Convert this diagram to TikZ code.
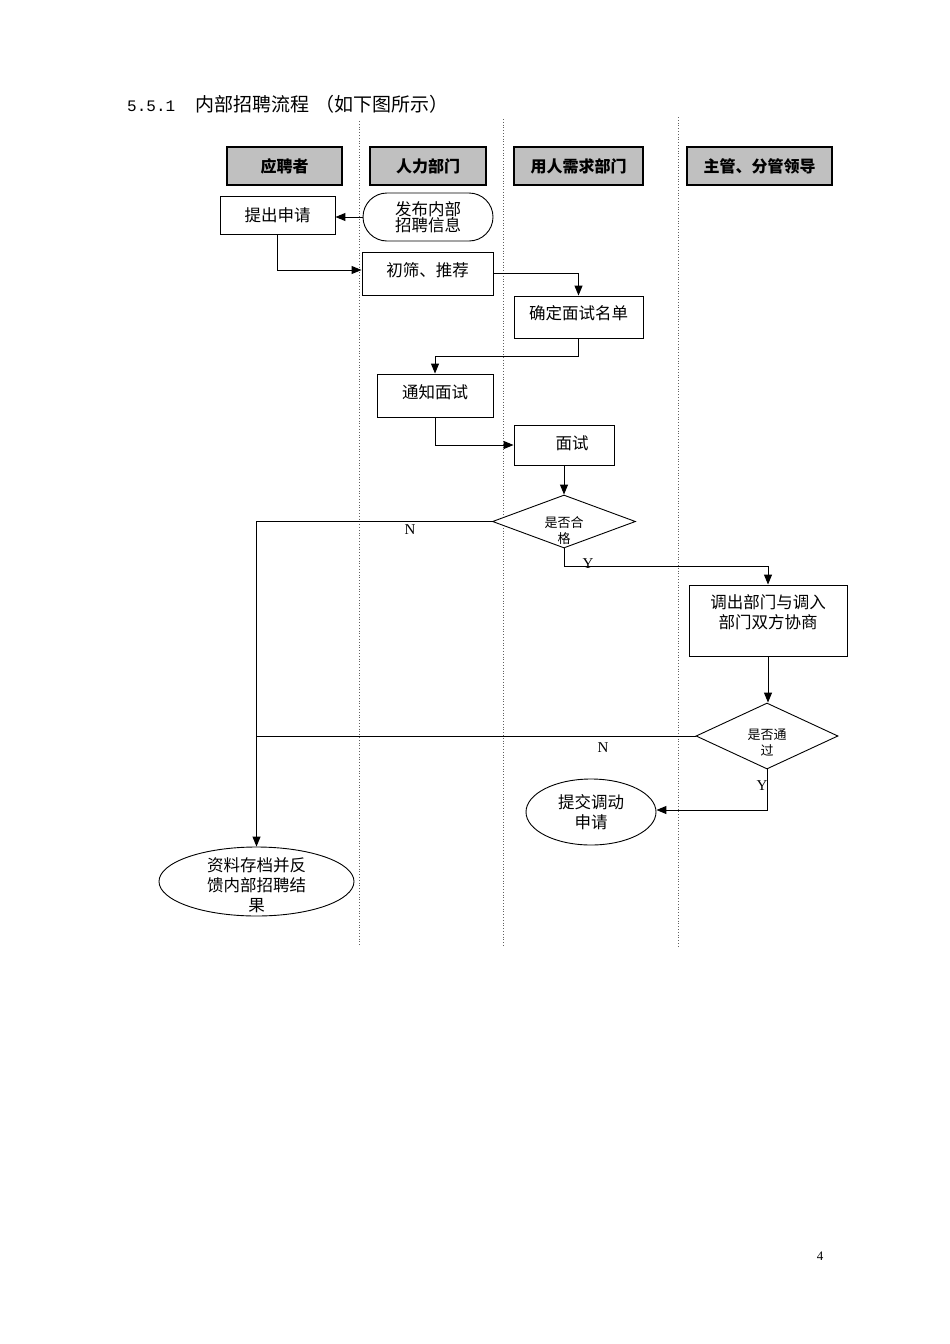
\documentclass[tikz,border=0pt]{standalone}
\usepackage{fontspec}
\setmainfont{Liberation Serif}
\setmonofont{Liberation Mono}
\newfontfamily\cjk{Noto Sans CJK SC}
\usetikzlibrary{arrows.meta,shapes.geometric}
\definecolor{lane}{HTML}{606060}
\definecolor{head}{HTML}{C0C0C0}
\tikzset{
  txt/.style={font=\cjk\fontsize{16.5}{20}\selectfont, align=center},
  proc/.style={txt, draw, line width=0.9pt, fill=white, inner sep=0pt},
  term/.style={proc, rounded corners=24pt},
  oval/.style={proc, ellipse, inner xsep=0pt, inner ysep=-6pt},
  decide/.style={proc, diamond},
  dtext/.style={font=\cjk\fontsize{13}{16}\selectfont, align=center, inner sep=0pt},
  headbox/.style={draw, line width=1.3pt, fill=head, inner sep=0pt, minimum height=38pt,
    font=\cjk\bfseries\fontsize{16}{20}\selectfont},
  yn/.style={font=\fontsize{15}{15}\selectfont, inner sep=0pt},
  laneline/.style={draw=lane, dotted, line width=0.8pt},
  flow/.style={line width=1pt, -{Triangle[length=10pt,width=8pt]}},
  link/.style={line width=1pt}
}

\begin{document}
\begin{tikzpicture}[x=1pt,y=-1pt]
\useasboundingbox (0,0) rectangle (950,1344);
% title
\node[anchor=base west, inner sep=0pt] (title) at (127,111)
  {\fontsize{16}{20}\selectfont\ttfamily 5.5.1\hspace{20pt}\cjk\fontsize{19}{20}\selectfont 内部招聘流程\hspace{6pt}（如下图所示）};

% swim lanes
\draw[laneline] (359,121) -- (359,946);
\draw[laneline] (503,119) -- (503,946);
\draw[laneline] (678,117) -- (678,946);

% lane headers
\node[headbox, minimum width=115pt] (yingpin) at (284.5,166) {应聘者};
\node[headbox, minimum width=116pt] (renli) at (428,166) {人力部门};
\node[headbox, minimum width=129pt] (yongren) at (578.5,166) {用人需求部门};
\node[headbox, minimum width=145pt] (zhuguan) at (759.5,166) {主管、分管领导};

% steps
\node[proc, minimum width=115pt, minimum height=38pt] (tichu) at (277.5,215) {提出申请};
\node[term, minimum width=130pt, minimum height=48pt, font=\cjk\fontsize{16.5}{16}\selectfont] (fabu) at (428,217) {发布内部\\招聘信息};
\node[proc, minimum width=131pt, minimum height=43pt,
  label={[txt, inner sep=0pt, yshift=3pt]center:初筛、推荐}] (chushai) at (427.5,273.5) {};
\node[proc, minimum width=129pt, minimum height=42pt,
  label={[txt, inner sep=0pt, yshift=4pt]center:确定面试名单}] (queding) at (578.5,317) {};
\node[proc, minimum width=116pt, minimum height=43pt,
  label={[txt, inner sep=0pt, yshift=3pt]center:通知面试}] (tongzhi) at (435,395.5) {};
\node[proc, minimum width=100pt, minimum height=40pt,
  label={[txt, inner sep=0pt, xshift=8pt, yshift=2pt]center:面试}] (mianshi) at (564,445) {};
\node[decide, minimum width=143pt, minimum height=53pt,
  label={[dtext, yshift=-9pt]center:是否合\\格}] (hege) at (564,521.5) {};
\node[proc, minimum width=158pt, minimum height=71pt,
  label={[txt, inner sep=0pt, yshift=8pt]center:调出部门与调入\\部门双方协商}] (xieshang) at (768,620.5) {};
\node[decide, minimum width=142pt, minimum height=66pt,
  label={[dtext, yshift=-7pt]center:是否通\\过}] (tongguo) at (767,736) {};
\node[oval, minimum width=130pt, minimum height=66pt] (tijiao) at (591,812) {提交调动\\申请};
\node[oval, minimum width=195pt, minimum height=69pt,
  label={[txt, inner sep=0pt, yshift=-4pt]center:资料存档并反\\馈内部招聘结\\果}] (ziliao) at (256.5,881.5) {};
\coordinate (join) at (257,736);

% connectors
\draw[flow] (fabu.west) -- (fabu.west -| tichu.east);
\draw[flow] (tichu.south) |- ([yshift=3.5pt]chushai.west);
\draw[flow] (chushai.east) -| (queding.north);
\draw[flow] (queding.south) -- ++(0,18) -| (tongzhi.north);
\draw[flow] (tongzhi.south) |- (mianshi.west);
\draw[flow] (mianshi.south) -- (hege.north);
\draw[flow] (hege.west) -| (ziliao.north);
\draw[flow] (hege.south) -- ++(0,18) -| (xieshang.north);
\draw[flow] (xieshang.south) -- (xieshang.south |- tongguo.north);
\draw[link] (tongguo.west) -- (join);
\draw[flow] (tongguo.south) |- ([yshift=2pt]tijiao.east);

% branch labels
\node[yn] (n1) at (410,530) {N};
\node[yn] (y1) at (588,564) {Y};
\node[yn] (n2) at (603,748) {N};
\node[yn] (y2) at (762,786) {Y};

% page number
\node[font=\fontsize{13}{13}\selectfont, inner sep=0pt] (page) at (820,1256) {4};
\end{tikzpicture}
\end{document}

* * *

Without the pictures, output the full listing exactly as it stands.

● **Task output**:
Convert this diagram to TikZ code.
\documentclass[tikz,border=0pt]{standalone}
\usepackage{fontspec}
\setmainfont{Liberation Serif}
\setmonofont{Liberation Mono}
\newfontfamily\cjk{Noto Sans CJK SC}
\usetikzlibrary{arrows.meta,shapes.geometric}
\definecolor{lane}{HTML}{606060}
\definecolor{head}{HTML}{C0C0C0}
\tikzset{
  txt/.style={font=\cjk\fontsize{16.5}{20}\selectfont, align=center},
  proc/.style={txt, draw, line width=0.9pt, fill=white, inner sep=0pt},
  term/.style={proc, rounded corners=24pt},
  oval/.style={proc, ellipse, inner xsep=0pt, inner ysep=-6pt},
  decide/.style={proc, diamond},
  dtext/.style={font=\cjk\fontsize{13}{16}\selectfont, align=center, inner sep=0pt},
  headbox/.style={draw, line width=1.3pt, fill=head, inner sep=0pt, minimum height=38pt,
    font=\cjk\bfseries\fontsize{16}{20}\selectfont},
  yn/.style={font=\fontsize{15}{15}\selectfont, inner sep=0pt},
  laneline/.style={draw=lane, dotted, line width=0.8pt},
  flow/.style={line width=1pt, -{Triangle[length=10pt,width=8pt]}},
  link/.style={line width=1pt}
}

\begin{document}
\begin{tikzpicture}[x=1pt,y=-1pt]
\useasboundingbox (0,0) rectangle (950,1344);
% title
\node[anchor=base west, inner sep=0pt] (title) at (127,111)
  {\fontsize{16}{20}\selectfont\ttfamily 5.5.1\hspace{20pt}\cjk\fontsize{19}{20}\selectfont 内部招聘流程\hspace{6pt}（如下图所示）};

% swim lanes
\draw[laneline] (359,121) -- (359,946);
\draw[laneline] (503,119) -- (503,946);
\draw[laneline] (678,117) -- (678,946);

% lane headers
\node[headbox, minimum width=115pt] (yingpin) at (284.5,166) {应聘者};
\node[headbox, minimum width=116pt] (renli) at (428,166) {人力部门};
\node[headbox, minimum width=129pt] (yongren) at (578.5,166) {用人需求部门};
\node[headbox, minimum width=145pt] (zhuguan) at (759.5,166) {主管、分管领导};

% steps
\node[proc, minimum width=115pt, minimum height=38pt] (tichu) at (277.5,215) {提出申请};
\node[term, minimum width=130pt, minimum height=48pt, font=\cjk\fontsize{16.5}{16}\selectfont] (fabu) at (428,217) {发布内部\\招聘信息};
\node[proc, minimum width=131pt, minimum height=43pt,
  label={[txt, inner sep=0pt, yshift=3pt]center:初筛、推荐}] (chushai) at (427.5,273.5) {};
\node[proc, minimum width=129pt, minimum height=42pt,
  label={[txt, inner sep=0pt, yshift=4pt]center:确定面试名单}] (queding) at (578.5,317) {};
\node[proc, minimum width=116pt, minimum height=43pt,
  label={[txt, inner sep=0pt, yshift=3pt]center:通知面试}] (tongzhi) at (435,395.5) {};
\node[proc, minimum width=100pt, minimum height=40pt,
  label={[txt, inner sep=0pt, xshift=8pt, yshift=2pt]center:面试}] (mianshi) at (564,445) {};
\node[decide, minimum width=143pt, minimum height=53pt,
  label={[dtext, yshift=-9pt]center:是否合\\格}] (hege) at (564,521.5) {};
\node[proc, minimum width=158pt, minimum height=71pt,
  label={[txt, inner sep=0pt, yshift=8pt]center:调出部门与调入\\部门双方协商}] (xieshang) at (768,620.5) {};
\node[decide, minimum width=142pt, minimum height=66pt,
  label={[dtext, yshift=-7pt]center:是否通\\过}] (tongguo) at (767,736) {};
\node[oval, minimum width=130pt, minimum height=66pt] (tijiao) at (591,812) {提交调动\\申请};
\node[oval, minimum width=195pt, minimum height=69pt,
  label={[txt, inner sep=0pt, yshift=-4pt]center:资料存档并反\\馈内部招聘结\\果}] (ziliao) at (256.5,881.5) {};
\coordinate (join) at (257,736);

% connectors
\draw[flow] (fabu.west) -- (fabu.west -| tichu.east);
\draw[flow] (tichu.south) |- ([yshift=3.5pt]chushai.west);
\draw[flow] (chushai.east) -| (queding.north);
\draw[flow] (queding.south) -- ++(0,18) -| (tongzhi.north);
\draw[flow] (tongzhi.south) |- (mianshi.west);
\draw[flow] (mianshi.south) -- (hege.north);
\draw[flow] (hege.west) -| (ziliao.north);
\draw[flow] (hege.south) -- ++(0,18) -| (xieshang.north);
\draw[flow] (xieshang.south) -- (xieshang.south |- tongguo.north);
\draw[link] (tongguo.west) -- (join);
\draw[flow] (tongguo.south) |- ([yshift=2pt]tijiao.east);

% branch labels
\node[yn] (n1) at (410,530) {N};
\node[yn] (y1) at (588,564) {Y};
\node[yn] (n2) at (603,748) {N};
\node[yn] (y2) at (762,786) {Y};

% page number
\node[font=\fontsize{13}{13}\selectfont, inner sep=0pt] (page) at (820,1256) {4};
\end{tikzpicture}
\end{document}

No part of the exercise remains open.